Face it. We, the people of Pakistan, as a nation, are not world-renowned for our personal hygiene. If anything, the brown man is often at receiving end of slurs that do not refer too flatteringly to his body odour. However, the way we choose to clean our behinds is a mystery even to the most advanced of Western municipal engineers. That anyone would want to blast cold water at their posteriors from a handheld shower is a thought that would boggle many a Caucasian mind. But for us, its a way of life.
I recently found out that a lota is not just a lota, but that it also has a corresponding English name. The people at the Royal Lexicographers Society probably sat down in 1857 a time when the great mutiny was sweeping the subcontinent and the future of the British Empire hung in the balance and decided to call a spade a spade and a lota an ewer. Nothing too imaginative, as simple as taking the s out of sewer. Child's play really. No, the real clever bit was coming up with a way to take people from the colony in question, mould them through the superior British education system and turn them into mindless drones who would and could carry out the Queens work in the untamed regions. That this class of turncoats is always indispensable to a good Divide and Conquer strategy is a given; what is disappointing is that today, literally a millennium later, this class is still very much alive and kicking.
I refer you, of course, to the right honourable members of the aptly named Unification Bloc in the Punjab Assembly, or as Rana Sanaullah would have you believe, The good lotas, the ones that Shujaat chachu took with him the last time uncle Nawaz had to take a trip to Saudi Arabia. This U-Turn party is safe from criminal prosecution because, as you might well know, the Defection clause in the 18th Amendment does not apply to legislators elected or nominated following the general elections of 2008. The Noon League generally looks much pinker and appears pleased as punch now that the Pee Pee Pee (pun intended) is out of their hair in the Bara Sooba. However, if you thought that this would put an end to the political artillery skirmishes that take place on primetime TV slots, you should have your head re-examined.

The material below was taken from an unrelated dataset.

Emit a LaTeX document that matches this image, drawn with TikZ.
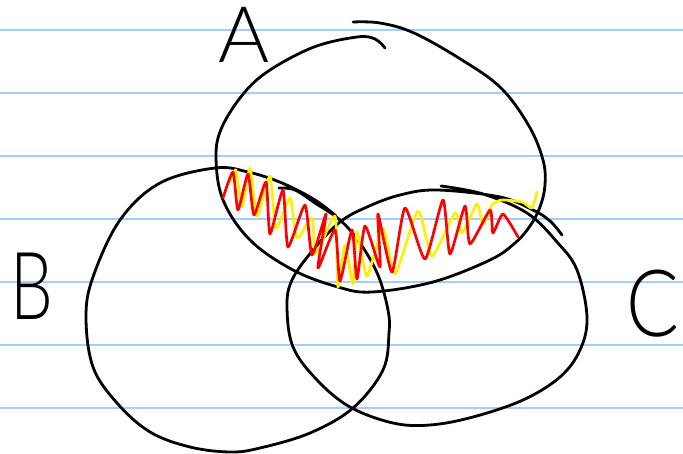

Last week's lota match outside the assembly and the subsequent shouting match inside have shown us the way forward. Things, I predict, are going to go back to the way they were very soon. This will happen for a reason, but that reason has nothing to do with the desire to actually sincerely help the people of this tattered state.
Now that the peoples representatives have decided that politics for them means primetime TV appearances and publicity stunts, it will be easier for them to shirk constituency work and give them more free time to spend with the family. Meanwhile, back in the MP or ministers office, the parliamentary secretary concerned (or any other bureaucrat that happens to be around) will be busy taking back the reins of his department from the incompetent incumbent minister that was forced on him by Sharif the younger. While the siyasi log sit through week-long consultation sessions and even longer press briefings at Punjab House (read embassy) in Islamabad, it will be the civil servants who will play the masters. Note that this was what was happening even when Abu Musharraf bin Hamza was in power. Therefore, a return to the days of bureaucrat-driven departments may prove to be yet another hilarious consequence of the Having-No-Coherent-Strategy syndrome that is inexplicable for the party's spin doctors.
The amount of airtime and political popularity (and notoriety, same difference) these so called leaders have garnered over the past few years (yes, Rowan-Atkinson-in-Ch-Nisar's-clothing has been crying Midterm! for many years now) have led to them achieving critical mass. Critical mass is as bad for human beings as it is for nuclear reactors such as the ones in Japan's Fukushima region. And now that Messers Awan and Nisar have let their respective cats out of their bags, it is very likely that the mundane affairs of governing a population of 170 million will be left to the more experienced people, the people who rote-learned a given syllabus some 30-odd years ago and are now BPS-21 or 22 officers in the millions of government departments that make up Islamabad. Generalists, I've always argued, make lousy technocrats. But they do make excellent decision-makers, given that nobody cares if the decision was right or wrong. Other countries, when they need something done, will refer to the experts. We refer to our equivalent of Yes Minister's Sir Humphrey. But Sir Humphrey had more charisma. And he never used a Muslim Shower either.